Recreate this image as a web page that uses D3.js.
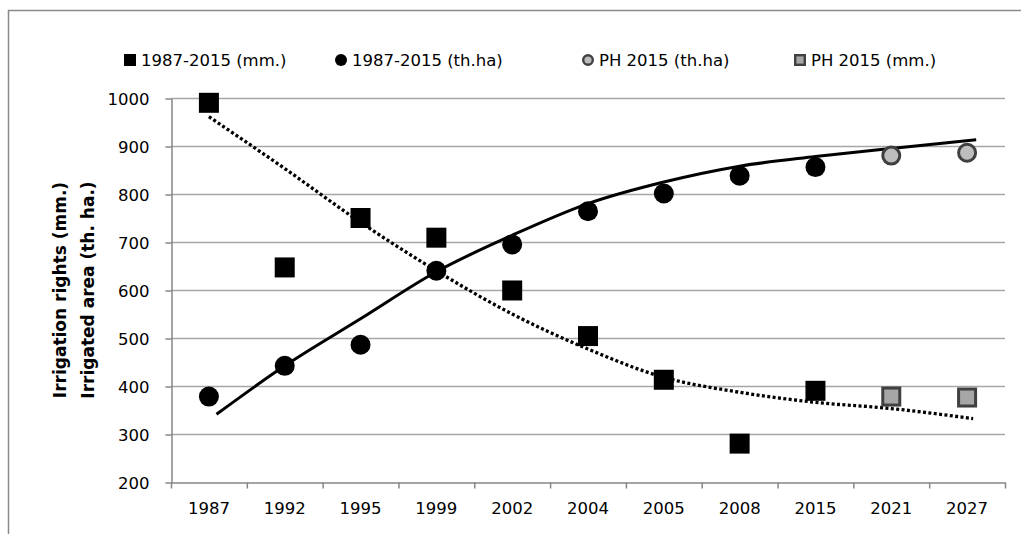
<!DOCTYPE html>
<head>
  <meta charset="utf-8">
  <script src="https://d3js.org/d3.v7.min.js"></script>
  <style>
    body { margin: 0; background: #fff; }
    text { font-family: "DejaVu Sans", sans-serif; fill: #000; }
  </style>
</head>
<body>

<div id="my_dataviz"></div>

<script>

  // categories on the x axis
  var years = ["1987", "1992", "1995", "1999", "2002", "2004", "2005", "2008", "2015", "2021", "2027"];

  // observed values (null = no point)
  var rightsMm = [990, 647, 750, 709, 599, 504, 413, 280, 390, null, null];
  var areaTha  = [378, 442, 486, 640, 695, 764, 801, 838, 856, null, null];
  var phAreaTha = [null, null, null, null, null, null, null, null, null, 880, 886];
  var phRightsMm = [null, null, null, null, null, null, null, null, null, 378, 376];

  // trend lines: category position (1 = first year) and value
  var trendMmPos = [1, 2, 3, 4, 5, 6, 7, 8, 9, 10, 11.08];
  var trendMmVal = [961, 853, 741, 640, 550, 477, 418, 387, 366, 353, 332];
  var trendHaPos = [1.1, 2, 3, 4, 5, 6, 7, 8, 9, 10, 11.12];
  var trendHaVal = [341, 442, 540, 638, 714, 780, 825, 858, 878, 895, 913];

  var yTicks = [200, 300, 400, 500, 600, 700, 800, 900, 1000];

  var legendLabels = ["1987-2015 (mm.)", "1987-2015 (th.ha)", "PH 2015 (th.ha)", "PH 2015 (mm.)"];

  var W = 1021, H = 534;
  var pLeft = 171, pRight = 1005, pTop = 98, pBottom = 482;

  var svg = d3.select("#my_dataviz")
    .append("svg")
      .attr("width", W)
      .attr("height", H);

  // outer frame (top and left edges visible)
  svg.append("path")
    .attr("d", "M8.5," + H + "V10.5H" + W)
    .attr("fill", "none")
    .attr("stroke", "#8a8a8a")
    .attr("stroke-width", 1.5);

  var x = d3.scaleBand().domain(years).range([pLeft, pRight]).padding(0);
  var xi = d3.scaleLinear().domain([0.5, years.length + 0.5]).range([pLeft, pRight]);
  var y = d3.scaleLinear().domain([200, 1000]).range([pBottom, pTop]);

  function cx(i) { return x(years[i]) + x.bandwidth() / 2; }

  // gridlines
  svg.append("g")
    .selectAll("line")
    .data(yTicks.slice(1))
    .enter().append("line")
      .attr("x1", pLeft).attr("x2", pRight)
      .attr("y1", function(d) { return Math.round(y(d)) + 0.5; })
      .attr("y2", function(d) { return Math.round(y(d)) + 0.5; })
      .attr("stroke", "#a6a6a6")
      .attr("stroke-width", 1.3);

  // y axis
  var gy = svg.append("g")
    .attr("transform", "translate(" + (pLeft + 0.5) + ",0.5)")
    .call(d3.axisLeft(y).tickValues(yTicks).tickSize(6).tickSizeOuter(0).tickPadding(16).tickFormat(d3.format("d")));
  gy.selectAll("path, line").attr("stroke", "#868686").attr("stroke-width", 1.5);
  gy.selectAll("text").style("font-size", "16.5px").attr("dy", "0.36em");

  // x axis: boundary ticks
  var gx = svg.append("g")
    .attr("transform", "translate(0," + (pBottom + 0.5) + ")")
    .call(d3.axisBottom(xi).tickValues(d3.range(0.5, years.length + 1, 1)).tickSize(6).tickSizeOuter(0).tickFormat(""));
  gx.selectAll("path, line").attr("stroke", "#868686").attr("stroke-width", 1.5);

  // x axis: labels at band centres
  var gxl = svg.append("g")
    .attr("transform", "translate(0," + pBottom + ")")
    .call(d3.axisBottom(x).tickSize(0).tickPadding(20));
  gxl.select(".domain").remove();
  gxl.selectAll("text").style("font-size", "16.5px");

  // y title
  var title = svg.append("text")
    .attr("transform", "translate(66," + ((pTop + pBottom) / 2) + ") rotate(-90)")
    .attr("text-anchor", "middle")
    .style("font-size", "17px")
    .style("font-weight", "bold");
  title.append("tspan").attr("x", 0).attr("y", 0).text("Irrigation rights (mm.)");
  title.append("tspan").attr("x", 0).attr("y", 28).text("Irrigated area (th. ha.)");

  // trend lines
  var trendLine = d3.line()
    .x(function(d) { return xi(d[0]); })
    .y(function(d) { return y(d[1]); })
    .curve(d3.curveMonotoneX);

  svg.append("path")
    .datum(d3.zip(trendHaPos, trendHaVal))
    .attr("d", trendLine)
    .attr("fill", "none")
    .attr("stroke", "#000")
    .attr("stroke-width", 3);

  svg.append("path")
    .datum(d3.zip(trendMmPos, trendMmVal))
    .attr("d", trendLine)
    .attr("fill", "none")
    .attr("stroke", "#000")
    .attr("stroke-width", 3.3)
    .attr("stroke-dasharray", "3,2.4");

  // markers
  function pts(arr) {
    return arr.map(function(v, i) { return {i: i, v: v}; }).filter(function(d) { return d.v != null; });
  }

  var sq = 20;

  svg.append("g").selectAll("rect")
    .data(pts(rightsMm))
    .enter().append("rect")
      .attr("x", function(d) { return cx(d.i) - sq / 2; })
      .attr("y", function(d) { return y(d.v) - sq / 2; })
      .attr("width", sq).attr("height", sq)
      .attr("fill", "#000");

  svg.append("g").selectAll("circle")
    .data(pts(areaTha))
    .enter().append("circle")
      .attr("cx", function(d) { return cx(d.i); })
      .attr("cy", function(d) { return y(d.v); })
      .attr("r", 10)
      .attr("fill", "#000");

  svg.append("g").selectAll("circle")
    .data(pts(phAreaTha))
    .enter().append("circle")
      .attr("cx", function(d) { return cx(d.i); })
      .attr("cy", function(d) { return y(d.v); })
      .attr("r", 8.5)
      .attr("fill", "#bdbdbd")
      .attr("stroke", "#404040")
      .attr("stroke-width", 3);

  svg.append("g").selectAll("rect")
    .data(pts(phRightsMm))
    .enter().append("rect")
      .attr("x", function(d) { return cx(d.i) - 8.5; })
      .attr("y", function(d) { return y(d.v) - 8.5; })
      .attr("width", 17).attr("height", 17)
      .attr("fill", "#a6a6a6")
      .attr("stroke", "#404040")
      .attr("stroke-width", 3);

  // legend
  var legX = [130, 341, 588, 800];
  var legY = 60;
  var leg = svg.append("g");
  legendLabels.forEach(function(lab, k) {
    var g = leg.append("g").attr("transform", "translate(" + legX[k] + "," + legY + ")");
    if (k === 0) {
      g.append("rect").attr("x", -6).attr("y", -6).attr("width", 12).attr("height", 12).attr("fill", "#000");
    } else if (k === 1) {
      g.append("circle").attr("r", 6).attr("fill", "#000");
    } else if (k === 2) {
      g.append("circle").attr("r", 4.8).attr("fill", "#bdbdbd").attr("stroke", "#404040").attr("stroke-width", 2.4);
    } else {
      g.append("rect").attr("x", -4.8).attr("y", -4.8).attr("width", 9.6).attr("height", 9.6)
        .attr("fill", "#a6a6a6").attr("stroke", "#404040").attr("stroke-width", 2.4);
    }
    g.append("text")
      .attr("x", 11)
      .attr("dy", "0.36em")
      .style("font-size", "16.5px")
      .text(lab);
  });

</script>

</body>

------------------------------------

#### DO THIS:
Transcribe the whole listing, character for character, but not its images.

#### ANSWER:
Recreate this image as a web page that uses D3.js.
<!DOCTYPE html>
<head>
  <meta charset="utf-8">
  <script src="https://d3js.org/d3.v7.min.js"></script>
  <style>
    body { margin: 0; background: #fff; }
    text { font-family: "DejaVu Sans", sans-serif; fill: #000; }
  </style>
</head>
<body>

<div id="my_dataviz"></div>

<script>

  // categories on the x axis
  var years = ["1987", "1992", "1995", "1999", "2002", "2004", "2005", "2008", "2015", "2021", "2027"];

  // observed values (null = no point)
  var rightsMm = [990, 647, 750, 709, 599, 504, 413, 280, 390, null, null];
  var areaTha  = [378, 442, 486, 640, 695, 764, 801, 838, 856, null, null];
  var phAreaTha = [null, null, null, null, null, null, null, null, null, 880, 886];
  var phRightsMm = [null, null, null, null, null, null, null, null, null, 378, 376];

  // trend lines: category position (1 = first year) and value
  var trendMmPos = [1, 2, 3, 4, 5, 6, 7, 8, 9, 10, 11.08];
  var trendMmVal = [961, 853, 741, 640, 550, 477, 418, 387, 366, 353, 332];
  var trendHaPos = [1.1, 2, 3, 4, 5, 6, 7, 8, 9, 10, 11.12];
  var trendHaVal = [341, 442, 540, 638, 714, 780, 825, 858, 878, 895, 913];

  var yTicks = [200, 300, 400, 500, 600, 700, 800, 900, 1000];

  var legendLabels = ["1987-2015 (mm.)", "1987-2015 (th.ha)", "PH 2015 (th.ha)", "PH 2015 (mm.)"];

  var W = 1021, H = 534;
  var pLeft = 171, pRight = 1005, pTop = 98, pBottom = 482;

  var svg = d3.select("#my_dataviz")
    .append("svg")
      .attr("width", W)
      .attr("height", H);

  // outer frame (top and left edges visible)
  svg.append("path")
    .attr("d", "M8.5," + H + "V10.5H" + W)
    .attr("fill", "none")
    .attr("stroke", "#8a8a8a")
    .attr("stroke-width", 1.5);

  var x = d3.scaleBand().domain(years).range([pLeft, pRight]).padding(0);
  var xi = d3.scaleLinear().domain([0.5, years.length + 0.5]).range([pLeft, pRight]);
  var y = d3.scaleLinear().domain([200, 1000]).range([pBottom, pTop]);

  function cx(i) { return x(years[i]) + x.bandwidth() / 2; }

  // gridlines
  svg.append("g")
    .selectAll("line")
    .data(yTicks.slice(1))
    .enter().append("line")
      .attr("x1", pLeft).attr("x2", pRight)
      .attr("y1", function(d) { return Math.round(y(d)) + 0.5; })
      .attr("y2", function(d) { return Math.round(y(d)) + 0.5; })
      .attr("stroke", "#a6a6a6")
      .attr("stroke-width", 1.3);

  // y axis
  var gy = svg.append("g")
    .attr("transform", "translate(" + (pLeft + 0.5) + ",0.5)")
    .call(d3.axisLeft(y).tickValues(yTicks).tickSize(6).tickSizeOuter(0).tickPadding(16).tickFormat(d3.format("d")));
  gy.selectAll("path, line").attr("stroke", "#868686").attr("stroke-width", 1.5);
  gy.selectAll("text").style("font-size", "16.5px").attr("dy", "0.36em");

  // x axis: boundary ticks
  var gx = svg.append("g")
    .attr("transform", "translate(0," + (pBottom + 0.5) + ")")
    .call(d3.axisBottom(xi).tickValues(d3.range(0.5, years.length + 1, 1)).tickSize(6).tickSizeOuter(0).tickFormat(""));
  gx.selectAll("path, line").attr("stroke", "#868686").attr("stroke-width", 1.5);

  // x axis: labels at band centres
  var gxl = svg.append("g")
    .attr("transform", "translate(0," + pBottom + ")")
    .call(d3.axisBottom(x).tickSize(0).tickPadding(20));
  gxl.select(".domain").remove();
  gxl.selectAll("text").style("font-size", "16.5px");

  // y title
  var title = svg.append("text")
    .attr("transform", "translate(66," + ((pTop + pBottom) / 2) + ") rotate(-90)")
    .attr("text-anchor", "middle")
    .style("font-size", "17px")
    .style("font-weight", "bold");
  title.append("tspan").attr("x", 0).attr("y", 0).text("Irrigation rights (mm.)");
  title.append("tspan").attr("x", 0).attr("y", 28).text("Irrigated area (th. ha.)");

  // trend lines
  var trendLine = d3.line()
    .x(function(d) { return xi(d[0]); })
    .y(function(d) { return y(d[1]); })
    .curve(d3.curveMonotoneX);

  svg.append("path")
    .datum(d3.zip(trendHaPos, trendHaVal))
    .attr("d", trendLine)
    .attr("fill", "none")
    .attr("stroke", "#000")
    .attr("stroke-width", 3);

  svg.append("path")
    .datum(d3.zip(trendMmPos, trendMmVal))
    .attr("d", trendLine)
    .attr("fill", "none")
    .attr("stroke", "#000")
    .attr("stroke-width", 3.3)
    .attr("stroke-dasharray", "3,2.4");

  // markers
  function pts(arr) {
    return arr.map(function(v, i) { return {i: i, v: v}; }).filter(function(d) { return d.v != null; });
  }

  var sq = 20;

  svg.append("g").selectAll("rect")
    .data(pts(rightsMm))
    .enter().append("rect")
      .attr("x", function(d) { return cx(d.i) - sq / 2; })
      .attr("y", function(d) { return y(d.v) - sq / 2; })
      .attr("width", sq).attr("height", sq)
      .attr("fill", "#000");

  svg.append("g").selectAll("circle")
    .data(pts(areaTha))
    .enter().append("circle")
      .attr("cx", function(d) { return cx(d.i); })
      .attr("cy", function(d) { return y(d.v); })
      .attr("r", 10)
      .attr("fill", "#000");

  svg.append("g").selectAll("circle")
    .data(pts(phAreaTha))
    .enter().append("circle")
      .attr("cx", function(d) { return cx(d.i); })
      .attr("cy", function(d) { return y(d.v); })
      .attr("r", 8.5)
      .attr("fill", "#bdbdbd")
      .attr("stroke", "#404040")
      .attr("stroke-width", 3);

  svg.append("g").selectAll("rect")
    .data(pts(phRightsMm))
    .enter().append("rect")
      .attr("x", function(d) { return cx(d.i) - 8.5; })
      .attr("y", function(d) { return y(d.v) - 8.5; })
      .attr("width", 17).attr("height", 17)
      .attr("fill", "#a6a6a6")
      .attr("stroke", "#404040")
      .attr("stroke-width", 3);

  // legend
  var legX = [130, 341, 588, 800];
  var legY = 60;
  var leg = svg.append("g");
  legendLabels.forEach(function(lab, k) {
    var g = leg.append("g").attr("transform", "translate(" + legX[k] + "," + legY + ")");
    if (k === 0) {
      g.append("rect").attr("x", -6).attr("y", -6).attr("width", 12).attr("height", 12).attr("fill", "#000");
    } else if (k === 1) {
      g.append("circle").attr("r", 6).attr("fill", "#000");
    } else if (k === 2) {
      g.append("circle").attr("r", 4.8).attr("fill", "#bdbdbd").attr("stroke", "#404040").attr("stroke-width", 2.4);
    } else {
      g.append("rect").attr("x", -4.8).attr("y", -4.8).attr("width", 9.6).attr("height", 9.6)
        .attr("fill", "#a6a6a6").attr("stroke", "#404040").attr("stroke-width", 2.4);
    }
    g.append("text")
      .attr("x", 11)
      .attr("dy", "0.36em")
      .style("font-size", "16.5px")
      .text(lab);
  });

</script>

</body>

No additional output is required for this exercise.